The Nanaimo Daily News reports, “The Harmac pulp mill will not bow out of water-sharing discussions with the City of Nanaimo, despite threats of an impending lawsuit. Snuneymuxw First Nation officials announced Monday it will launch court action to challenge the lawfulness of water licences held by Harmac, owned by Nanaimo Forest Products. Action has been threatened since early February, when Chief Douglas White believed a water-sharing agreement would be struck between the city and Harmac without the consent or involvement of the band. He claims the licences have been infringing on First Nation water rights for years, leading to ‘Third World’ conditions on the No. 2 reserve near Cedar.”

“In a statement, White said a lawsuit will challenge Nanaimo Forest Products and the province about existing water licences for the Nanaimo River which are in violation of the Douglas Treaty of 1854. White said they want to claim their territorial rights, which would allow them to fish and use water currently tied up in water licences.”

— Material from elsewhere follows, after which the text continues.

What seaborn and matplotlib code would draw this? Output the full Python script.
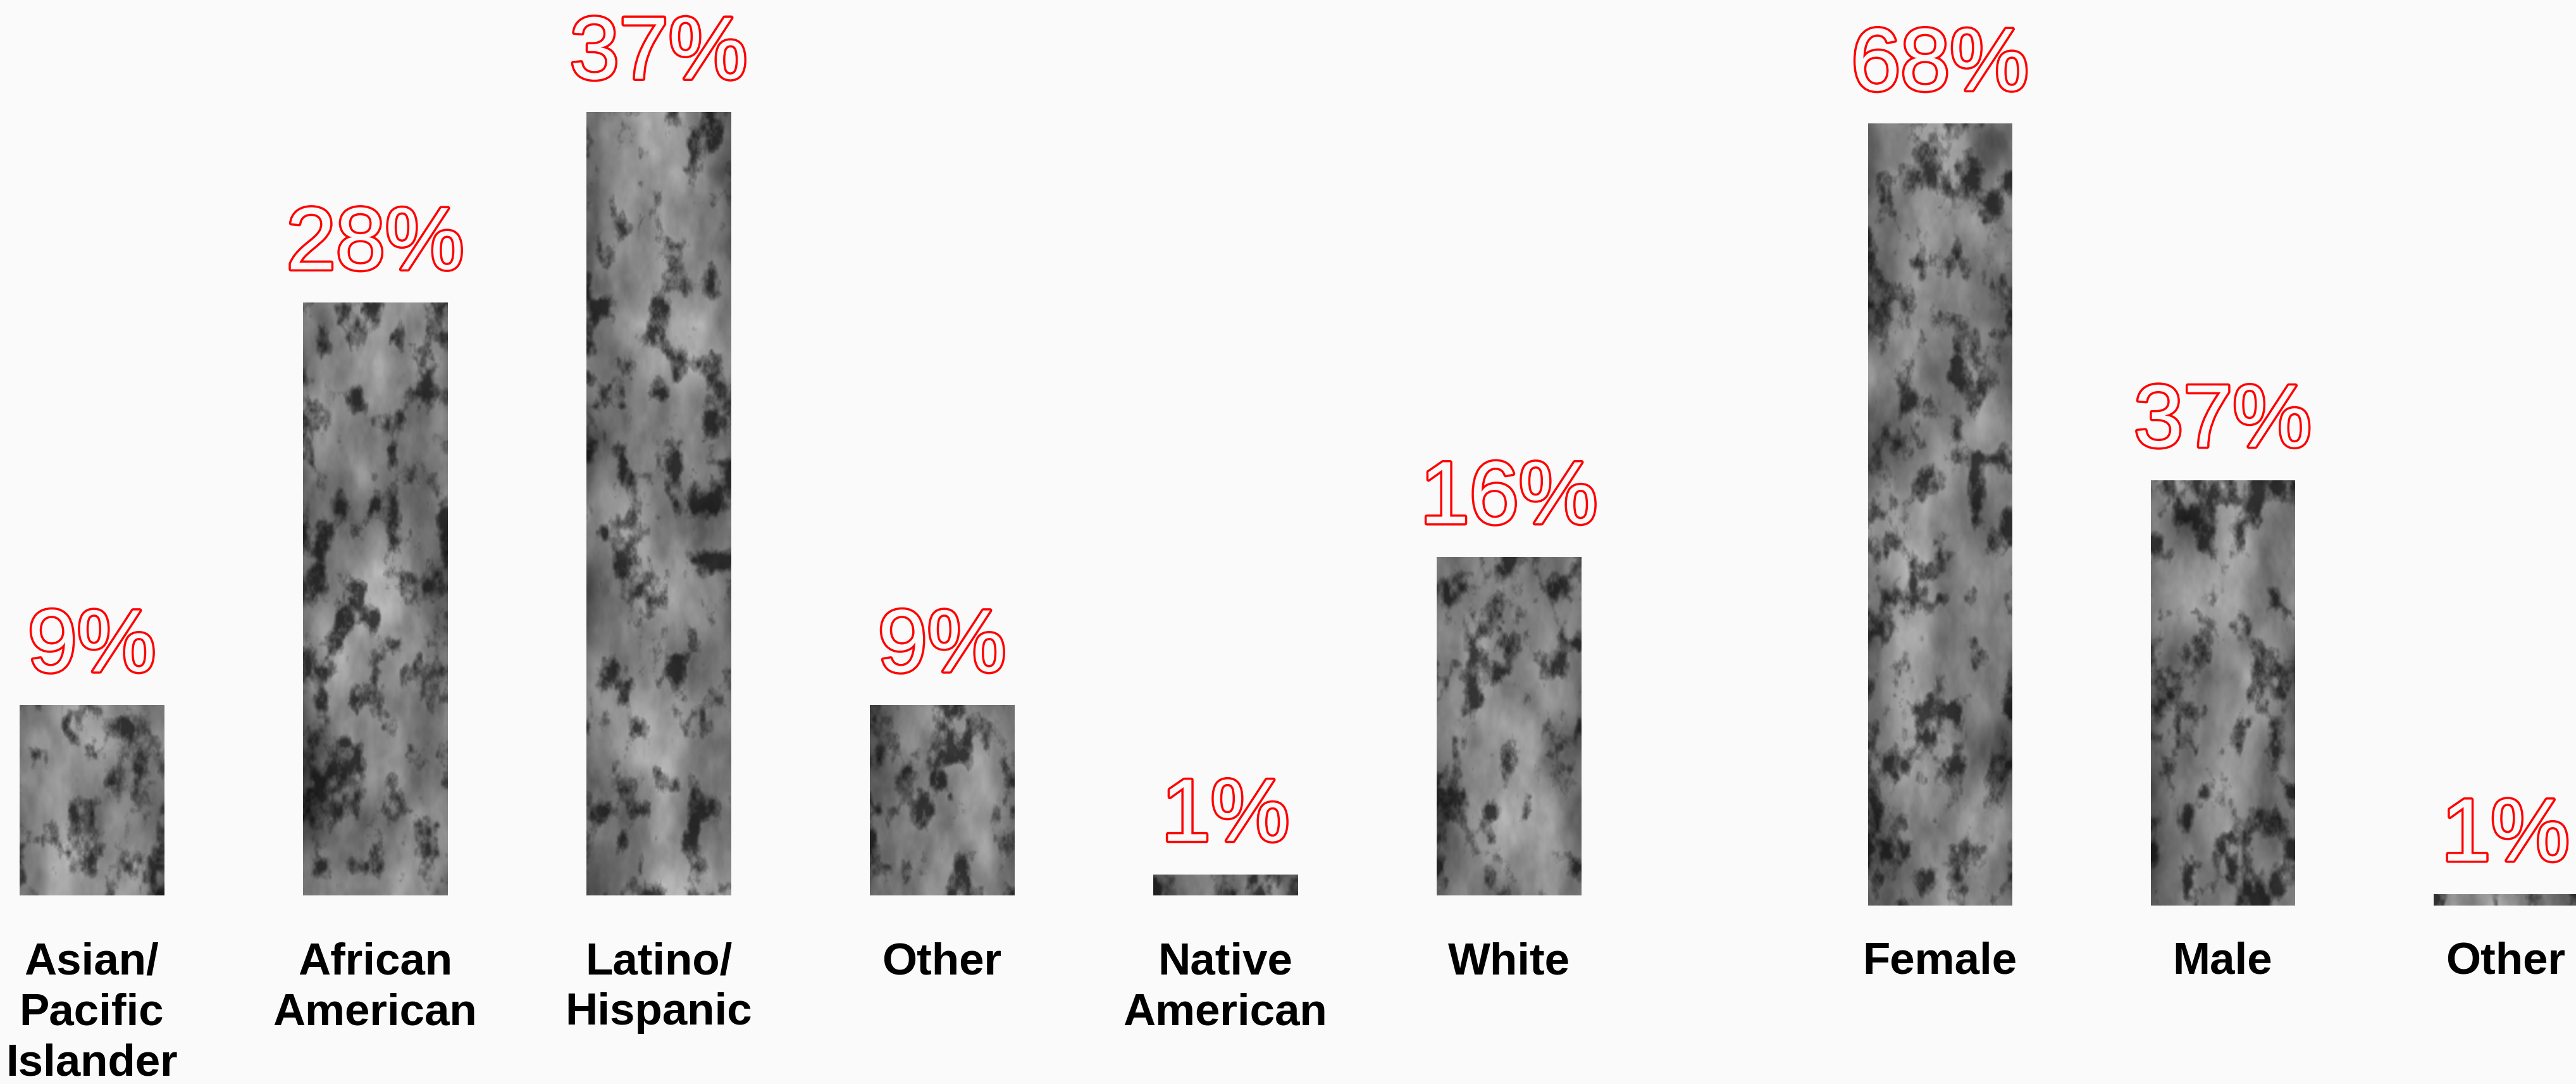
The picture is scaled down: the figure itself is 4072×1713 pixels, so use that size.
import numpy as np
import pandas as pd
import seaborn as sns
import matplotlib
matplotlib.use("Agg")
import matplotlib.pyplot as plt
from matplotlib import patheffects as pe

# ---- data ----
race_categories = ["Asian/\nPacific\nIslander", "African\nAmerican", "Latino/\nHispanic",
                   "Other", "Native\nAmerican", "White"]
race_values = [9, 28, 37, 9, 1, 16]
gender_categories = ["Female", "Male", "Other"]
gender_values = [68, 37, 1]

BG = "#fafafa"
W, H = 4072, 1713

sns.set_theme(style="white")
plt.rcParams["font.family"] = ["Liberation Sans", "DejaVu Sans"]

fig = plt.figure(figsize=(W / 100, H / 100), dpi=100, facecolor=BG)

ax_race = fig.add_axes([0 / W, 298 / H, 2688 / W, 1405 / H])
ax_gender = fig.add_axes([2843 / W, 282 / H, 1341 / W, 1363 / H])


# ---- deterministic grunge texture (decoration only) ----
def _hash(a, b, s):
    v = np.sin(a * 12.9898 + b * 78.233 + s * 37.719) * 43758.5453
    return v - np.floor(v)


def vnoise(nx, ny, cx, cy, s):
    X, Y = np.meshgrid(np.arange(nx) / cx, np.arange(ny) / cy)
    ix, iy = np.floor(X), np.floor(Y)
    fx, fy = X - ix, Y - iy
    u = fx * fx * (3 - 2 * fx)
    v = fy * fy * (3 - 2 * fy)
    n00 = _hash(ix, iy, s)
    n10 = _hash(ix + 1, iy, s)
    n01 = _hash(ix, iy + 1, s)
    n11 = _hash(ix + 1, iy + 1, s)
    return (n00 * (1 - u) + n10 * u) * (1 - v) + (n01 * (1 - u) + n11 * u) * v


def fbm(nx, ny, cx, cy, s, octaves=5):
    tot, amp, norm = 0, 1.0, 0
    for o in range(octaves):
        tot = tot + amp * vnoise(nx, ny, cx / 2 ** o, cy / 2 ** o, s + o * 3.1)
        norm += amp
        amp *= 0.55
    return tot / norm


def texture(nx, ny, s):
    base = fbm(nx, ny, 30, 60, s)
    blot = fbm(nx, ny, 14, 22, s + 11.3)
    xs = np.linspace(-1, 1, nx)[None, :]
    shade = 0.56 - 0.14 * xs ** 2
    t = shade + 0.55 * (base - 0.5)
    dark = np.clip((blot - 0.52) * 5, 0, 1)
    t = t * (1 - 0.65 * dark)
    return np.clip(t, 0, 1)


def draw(ax, cats, vals, ylim, xlim, pad, px_per_unit):
    df = pd.DataFrame({"cat": cats, "val": vals})
    sns.barplot(data=df, x="cat", y="val", ax=ax, color="#777777",
                saturation=1, width=0.51, linewidth=0)
    for i, p in enumerate(ax.patches):
        x0, w, h = p.get_x(), p.get_width(), p.get_height()
        ny = max(4, int(h * px_per_unit / 2))
        tex = texture(114, ny, 2.3 * i + 0.7 + len(cats))
        im = ax.imshow(tex, extent=[x0, x0 + w, 0, h], origin="lower",
                       aspect="auto", cmap="gray", vmin=0, vmax=1,
                       interpolation="bilinear", zorder=p.get_zorder() + 0.1)
        im.set_clip_path(p)
        ax.annotate(f"{vals[i]}%", xy=(x0 + w / 2, h), xytext=(0, 38),
                    textcoords="offset points", ha="center", va="baseline",
                    fontsize=101, color=BG, fontweight="normal",
                    path_effects=[pe.withStroke(linewidth=5, foreground="#ff0000")])
    ax.set_xlim(*xlim)
    ax.set_ylim(*ylim)
    ax.set_xlabel("")
    ax.set_ylabel("")
    ax.set_yticks([])
    ax.set_facecolor("none")
    for sp in ax.spines.values():
        sp.set_visible(False)
    ax.tick_params(axis="x", length=0, pad=pad, labelsize=51)
    for t in ax.get_xticklabels():
        t.set_fontweight("bold")
        t.set_color("black")
        t.set_linespacing(1.27)


draw(ax_race, race_categories, race_values, (0, 42), (-0.3237, 5.6763), 53, 1405 / 42)
draw(ax_gender, gender_categories, gender_values, (0, 75), (-0.5, 2.5), 41, 1363 / 75)

fig.savefig("out.png", dpi=100, facecolor=BG)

“Chief White said he was assured by Nanaimo Mayor John Ruttan at a press conference Feb. 6 no deal would be signed without the band’s approval. On Monday, Mayor Ruttan wrote in a letter that the Snuneymuxw would be consulted in good faith but council was not prepared to give them a ‘veto’ on the final agreement. Harmac president Levi Sampson said the uproar over the letter and resulting court action will not deter discussions about a water agreement. He also remains confident the company is ‘on strong footing’ with its water licences.”

“There are only two options to expand the water supply, including a water-sharing agreement and new dam in the South Fork watershed, according to city officials. They’ve been scrambling to start on a solution, calling the situation ‘urgent’ with the population expected to outgrow out the current supply by 2020.”

In previous news reports, Chief White has stated, “For half a century (the water rights held by Harmac) has been dispossessed of us. I think it of it as analogous to the handing over of southeastern Vancouver Island to the Dunsmuir family to build a railway in the late 19th century. That’s the scale and scope of the dispossession and the impact on my people’s way of life. …I will not allow the broken, old patterns of conduct from the 19th century and 20th century to be repeated today.”